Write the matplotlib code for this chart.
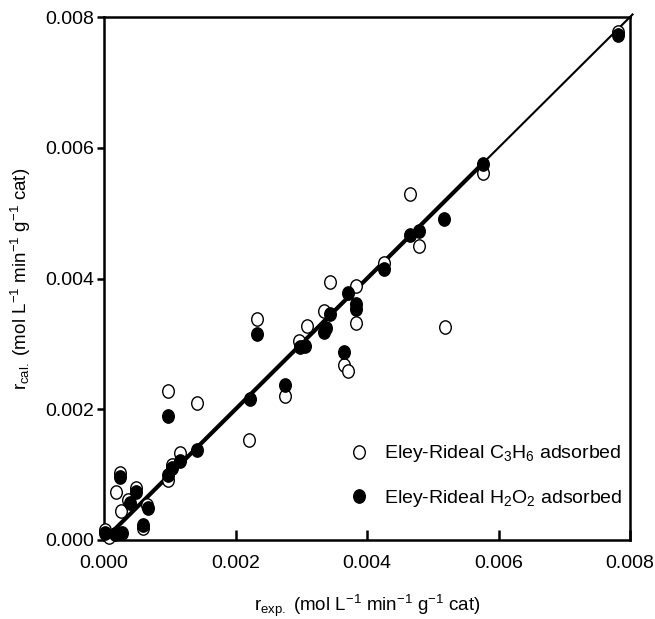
import numpy as np
import matplotlib
matplotlib.use("Agg")
import matplotlib.pyplot as plt
from matplotlib.path import Path
from matplotlib.transforms import Affine2D

plt.rcParams['font.family'] = ['Liberation Sans', 'DejaVu Sans']
plt.rcParams['mathtext.fontset'] = 'custom'
plt.rcParams['mathtext.rm'] = 'Liberation Sans'
plt.rcParams['mathtext.it'] = 'Liberation Sans:italic'
plt.rcParams['mathtext.bf'] = 'Liberation Sans:bold'

# Experimental vs. calculated rates, Eley-Rideal model with C3H6 adsorbed
c3h6_exp = [0.00001, 0.00008, 0.00019, 0.00024, 0.00026, 0.00037, 0.00048, 0.00060,
            0.00066, 0.00098, 0.00103, 0.00098, 0.00115, 0.00141, 0.00221, 0.00232,
            0.00275, 0.00296, 0.00308, 0.00334, 0.00343, 0.00365, 0.00371, 0.00384,
            0.00384, 0.00426, 0.00465, 0.00479, 0.00518, 0.00577, 0.00781]
c3h6_cal = [0.00016, 0.00005, 0.00073, 0.00103, 0.00045, 0.00061, 0.00080, 0.00019,
            0.00054, 0.00092, 0.00115, 0.00228, 0.00133, 0.00209, 0.00153, 0.00338,
            0.00220, 0.00304, 0.00328, 0.00351, 0.00394, 0.00267, 0.00258, 0.00389,
            0.00332, 0.00423, 0.00529, 0.00450, 0.00326, 0.00562, 0.00777]

# Eley-Rideal model with H2O2 adsorbed
h2o2_exp = [0.00001, 0.00016, 0.00028, 0.00024, 0.00040, 0.00049, 0.00060, 0.00067,
            0.00098, 0.00103, 0.00115, 0.00098, 0.00141, 0.00222, 0.00232, 0.00275,
            0.00298, 0.00306, 0.00334, 0.00338, 0.00343, 0.00365, 0.00371, 0.00384,
            0.00384, 0.00426, 0.00465, 0.00479, 0.00517, 0.00577, 0.00782]
h2o2_cal = [0.00010, 0.00009, 0.00011, 0.00097, 0.00056, 0.00073, 0.00023, 0.00049,
            0.00099, 0.00110, 0.00121, 0.00189, 0.00137, 0.00215, 0.00315, 0.00237,
            0.00295, 0.00297, 0.00318, 0.00325, 0.00346, 0.00287, 0.00378, 0.00361,
            0.00353, 0.00414, 0.00466, 0.00472, 0.00491, 0.00575, 0.00772]

ticks = [0.000, 0.002, 0.004, 0.006, 0.008]
tick_labels = ["0.000", "0.002", "0.004", "0.006", "0.008"]

# slightly tall elliptical marker
oval = Path.unit_circle().transformed(Affine2D().scale(0.87, 1.0))

fig = plt.figure(figsize=(6.55, 6.19), dpi=100)
ax = fig.add_axes([104/655, 1-540/619, 526/655, 523/619])

# parity lines
ax.plot([0.0001, 0.00805], [0.0001, 0.00805], color='black', lw=1.5,
        solid_capstyle='butt', clip_on=False, zorder=1)
ax.plot([0.0001, 0.0058], [0.0001, 0.0058], color='black', lw=3.0,
        solid_capstyle='butt', zorder=1)

ax.plot(c3h6_exp, c3h6_cal, linestyle='none', marker=oval, ms=9.6,
        mfc='white', mec='black', mew=1.0, zorder=3, clip_on=False,
        label=r'Eley-Rideal C$_3$H$_6$ adsorbed')
ax.plot(h2o2_exp, h2o2_cal, linestyle='none', marker=oval, ms=9.6,
        mfc='black', mec='black', mew=1.0, zorder=4, clip_on=False,
        label=r'Eley-Rideal H$_2$O$_2$ adsorbed')

ax.set_xlim(0, 0.008)
ax.set_ylim(0, 0.008)
ax.set_xticks(ticks)
ax.set_xticklabels(tick_labels)
ax.set_yticks(ticks)
ax.set_yticklabels(tick_labels)

for s in ax.spines.values():
    s.set_linewidth(1.8)

ax.tick_params(axis='x', direction='in', length=7, width=1.8, labelsize=14, pad=11)
ax.tick_params(axis='y', direction='out', length=5, width=1.8, labelsize=14, pad=2)

ax.set_xlabel(r'r$_{\rm exp.}$ (mol L$^{-1}$ min$^{-1}$ g$^{-1}$ cat)', fontsize=13.5, labelpad=15)
ax.set_ylabel(r'r$_{\rm cal.}$ (mol L$^{-1}$ min$^{-1}$ g$^{-1}$ cat)', fontsize=13.5, labelpad=9)

ax.legend(loc='lower right', bbox_to_anchor=(1.0, 0.045), frameon=False, fontsize=14,
          handlelength=1.0, handletextpad=0.75, labelspacing=1.2, borderpad=0.2,
          borderaxespad=0.2)

fig.savefig('out.png', dpi=100)
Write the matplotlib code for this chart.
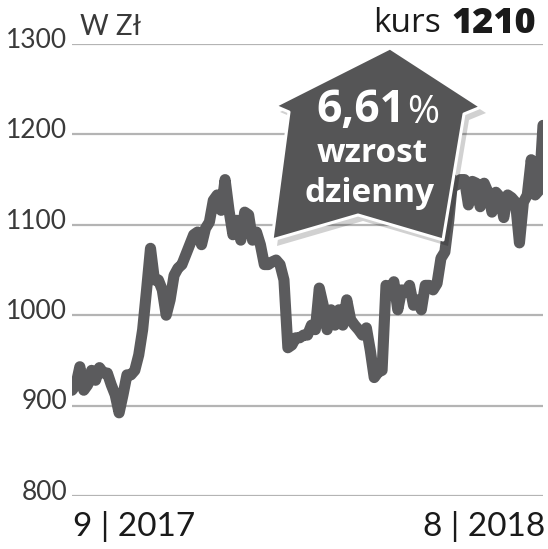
import numpy as np
import matplotlib
matplotlib.use("Agg")
import matplotlib.pyplot as plt
from matplotlib.patches import Polygon

# daily close, 9.2017 - 8.2018
kurs = [917, 923, 943, 917, 923, 939, 928, 942, 936, 936, 923, 912, 892, 912, 934,
        934, 939, 956, 984, 1028, 1074, 1039, 1039, 1028, 1000, 1017, 1044, 1052,
        1056, 1067, 1078, 1089, 1092, 1078, 1096, 1103, 1127, 1133, 1116, 1150, 1116,
        1089, 1105, 1083, 1114, 1111, 1083, 1092, 1078, 1056, 1056, 1059, 1061, 1056,
        1039, 964, 967, 975, 975, 978, 978, 989, 984, 1030, 1011, 984, 1006, 989, 1006,
        989, 1017, 995, 989, 984, 978, 986, 961, 931, 937, 939, 1033, 1026, 1037, 1006,
        1028, 1025, 1033, 1011, 1017, 1006, 1033, 1033, 1028, 1035, 1063, 1070, 1105,
        1150, 1144, 1150, 1150, 1122, 1148, 1146, 1120, 1146, 1136, 1114, 1136, 1131,
        1108, 1133, 1130, 1125, 1080, 1125, 1133, 1172, 1133, 1138, 1210]
y_ticks = [800, 900, 1000, 1100, 1200, 1300]
x_labels = ["9 | 2017", "8 | 2018"]
last_price = "1210"
change = "6,61"

W, H = 548, 549
fig = plt.figure(figsize=(W / 100, H / 100), dpi=100)
fig.patch.set_facecolor("white")

ax = fig.add_axes([72 / W, 1 - 496 / H, (543 - 72) / W, (496 - 44) / H])
ax.set_xlim(0, len(kurs) - 1)
ax.set_ylim(800, 1300)
ax.axis("off")
for t in y_ticks:
    ax.axhline(t, color="#b4b4b4", lw=1.6, zorder=1)
    ax.text(-1.2, t + 4, str(t), transform=ax.transData, ha="right", va="center",
            fontsize=19, color="#3a3a3a", family="Lato")
ax.plot(np.arange(len(kurs)), kurs, color="#5b5b5d", lw=8, solid_joinstyle="round",
        solid_capstyle="round", zorder=2)

# overlay in pixel coordinates for the badge and labels
ov = fig.add_axes([0, 0, 1, 1])
ov.set_xlim(0, W)
ov.set_ylim(H, 0)
ov.axis("off")

badge = [(390, 48), (481, 107), (464, 114), (443, 240), (358, 215),
         (272, 240), (289, 112), (275, 106)]
shadow = [(x + 5, y + 6) for x, y in badge]
ov.add_patch(Polygon(shadow, closed=True, facecolor="#000000", alpha=0.18,
                     edgecolor="none", zorder=3))
ov.add_patch(Polygon(badge, closed=True, facecolor="#555556", edgecolor="white",
                     lw=2.2, joinstyle="round", zorder=4))

ov.text(405, 111, change, ha="right", va="center", fontsize=32, fontweight="bold",
        color="white", family="Open Sans", zorder=5)
ov.text(407, 113, "%", ha="left", va="center", fontsize=28, color="white",
        family="Open Sans", zorder=5)
ov.text(372, 153, "wzrost", ha="center", va="center", fontsize=24, fontweight="bold",
        color="white", family="Open Sans", zorder=5)
ov.text(370, 193, "dzienny", ha="center", va="center", fontsize=24, fontweight="bold",
        color="white", family="Open Sans", zorder=5)

ov.text(80, 27, "W Zł", ha="left", va="center", fontsize=20, color="#3a3a3a",
        family="Lato")
ov.text(441, 24, "kurs", ha="right", va="center", fontsize=24, color="#1a1a1a",
        family="Open Sans")
ov.text(536, 24, last_price, ha="right", va="center", fontsize=26, fontweight="heavy",
        color="#1a1a1a", family="Open Sans")

ov.text(73, 527, x_labels[0], ha="left", va="center", fontsize=24, color="#1a1a1a",
        family="Lato")
ov.text(545, 527, x_labels[1], ha="right", va="center", fontsize=24, color="#1a1a1a",
        family="Lato")

fig.savefig("out.png", dpi=100)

STATED PROBLEM: Repeat only what lies between the start of the data and the end of the line containing "0.00332, 0.00423, 0.00529, 0.00450, 0.00326, 0.00562, 0.00777]", exactly, with pictures left out.

SOLUTION:
Write the matplotlib code for this chart.
import numpy as np
import matplotlib
matplotlib.use("Agg")
import matplotlib.pyplot as plt
from matplotlib.path import Path
from matplotlib.transforms import Affine2D

plt.rcParams['font.family'] = ['Liberation Sans', 'DejaVu Sans']
plt.rcParams['mathtext.fontset'] = 'custom'
plt.rcParams['mathtext.rm'] = 'Liberation Sans'
plt.rcParams['mathtext.it'] = 'Liberation Sans:italic'
plt.rcParams['mathtext.bf'] = 'Liberation Sans:bold'

# Experimental vs. calculated rates, Eley-Rideal model with C3H6 adsorbed
c3h6_exp = [0.00001, 0.00008, 0.00019, 0.00024, 0.00026, 0.00037, 0.00048, 0.00060,
            0.00066, 0.00098, 0.00103, 0.00098, 0.00115, 0.00141, 0.00221, 0.00232,
            0.00275, 0.00296, 0.00308, 0.00334, 0.00343, 0.00365, 0.00371, 0.00384,
            0.00384, 0.00426, 0.00465, 0.00479, 0.00518, 0.00577, 0.00781]
c3h6_cal = [0.00016, 0.00005, 0.00073, 0.00103, 0.00045, 0.00061, 0.00080, 0.00019,
            0.00054, 0.00092, 0.00115, 0.00228, 0.00133, 0.00209, 0.00153, 0.00338,
            0.00220, 0.00304, 0.00328, 0.00351, 0.00394, 0.00267, 0.00258, 0.00389,
            0.00332, 0.00423, 0.00529, 0.00450, 0.00326, 0.00562, 0.00777]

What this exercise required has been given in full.